(Adds CEO quote, context of company strategy)
SYDNEY, Feb 22 (Reuters) - Australian vitamin maker Blackmores Ltd BKL.AX said on Wednesday that first-half net profit fell 41 percent as demand from Chinese shoppers in Australia slumped.
Net profit fell to A$28.5 million ($21.9 million) for the six months to Dec. 31, tracking well behind an average forecast from seven analysts polled by Thomson Reuters I/B/E/S for full-year profit of A$75.8 million.
The company last year switched its sales focus away from Chinese shopping agents, or "daigou," who buy products from stores across Australia to ship back home to family and friends, to chase direct sales instead.
But the move, made partly in response to regulatory changes in China, seems to have backfired, as domestic sales dropped 31 percent - and while direct exports to China almost doubled, it did not make up the shortfall.
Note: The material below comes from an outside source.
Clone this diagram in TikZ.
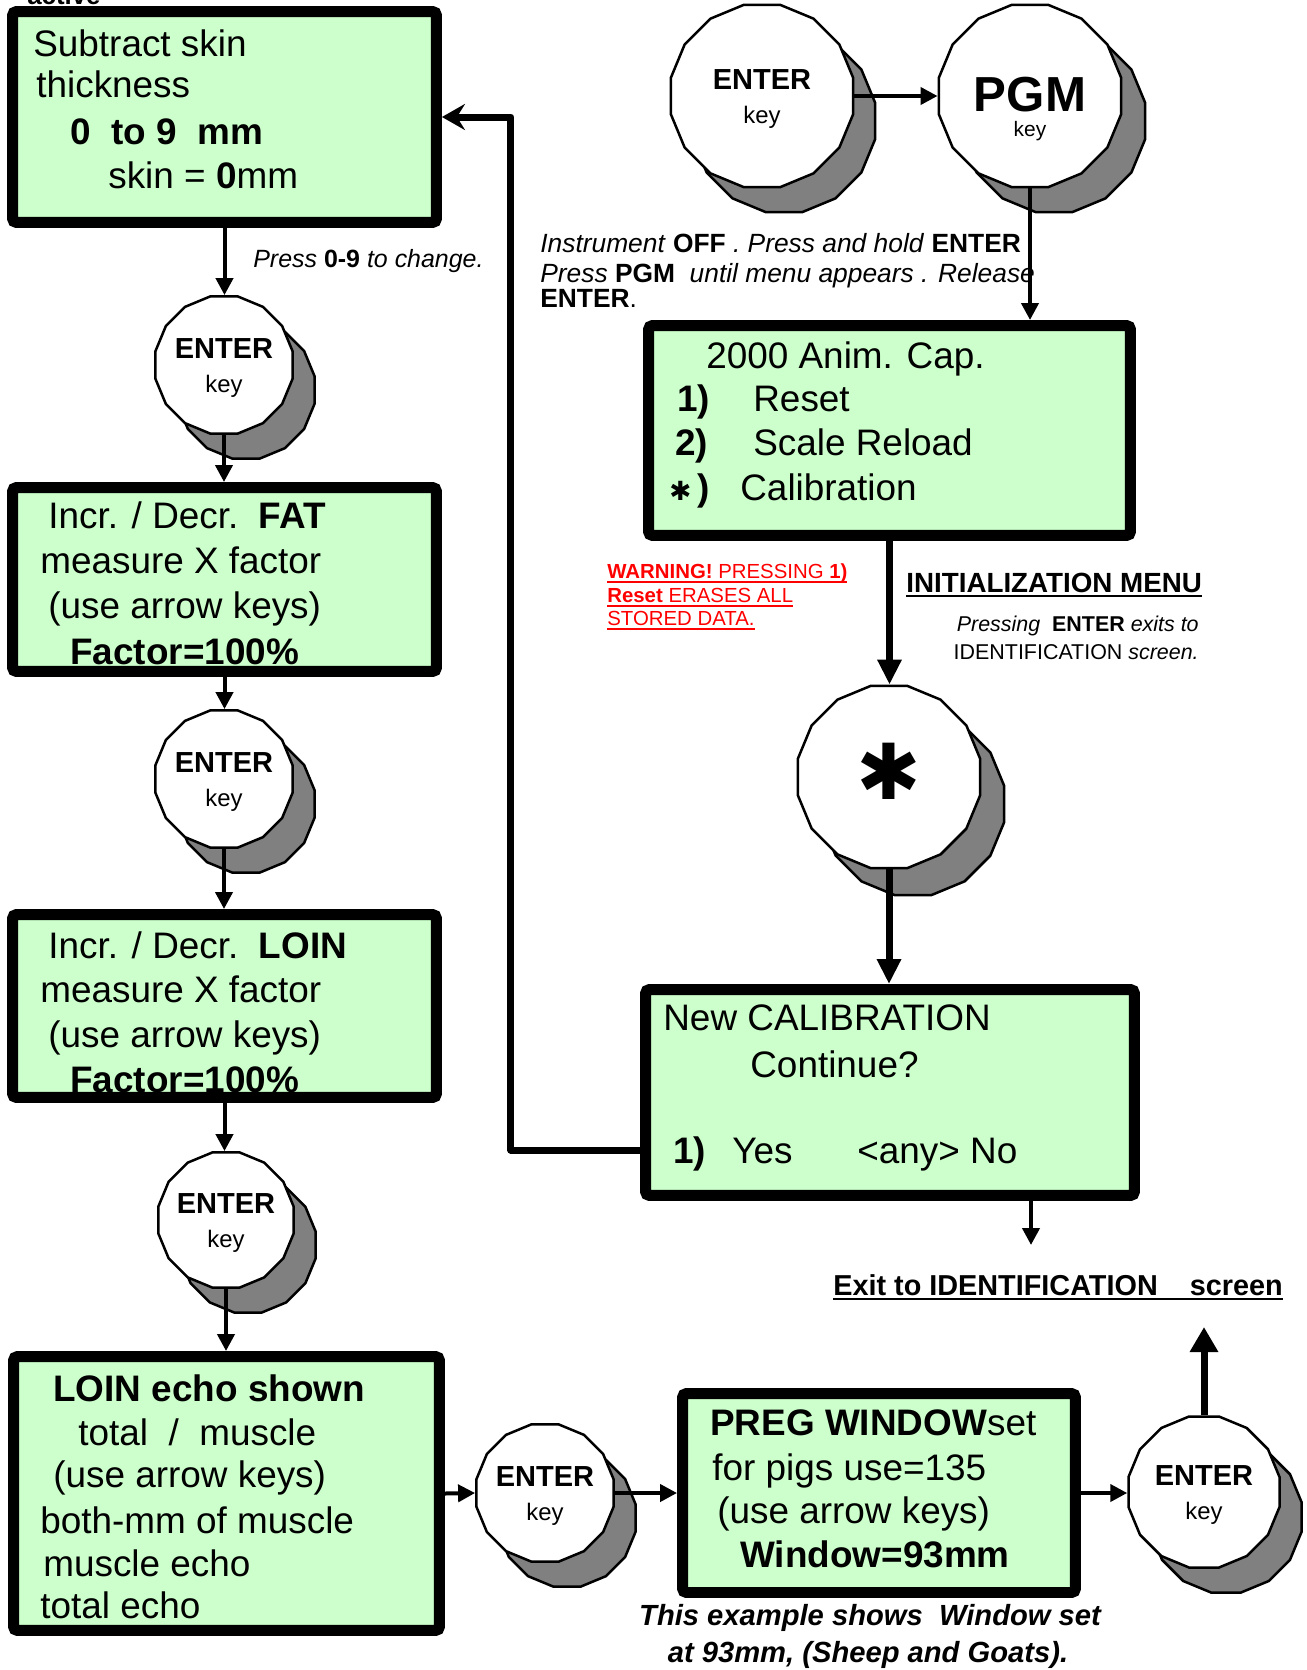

"The first quarter was impacted by changes to the buying patterns of Chinese exporters," Blackmores Chief Executive Officer Christine Holgate said in a statement.
"The Chinese market is both complex and challenging, though it remains a very important part of our business and we are pleased with our growth."
Blackmores had forecast falling profits in August, and posted a weak quarterly result in October, but delivered the modest improvement in the second quarter that the company had expected. The company announced an interim dividend of A$1.30, lower than A$2.00 a year ago.
The result mirrors a plunge in sales, and stock price, at Bellamy's Australia BAL.AX , which also chased direct sales in China ahead of domestic Chinese shoppers.
And it contrasts with Zealand dairy firm A2 Milk Company Ltd ATM.NZ , which stuck with the daigou channel and last week said its half-year profits jumped nearly 300 percent.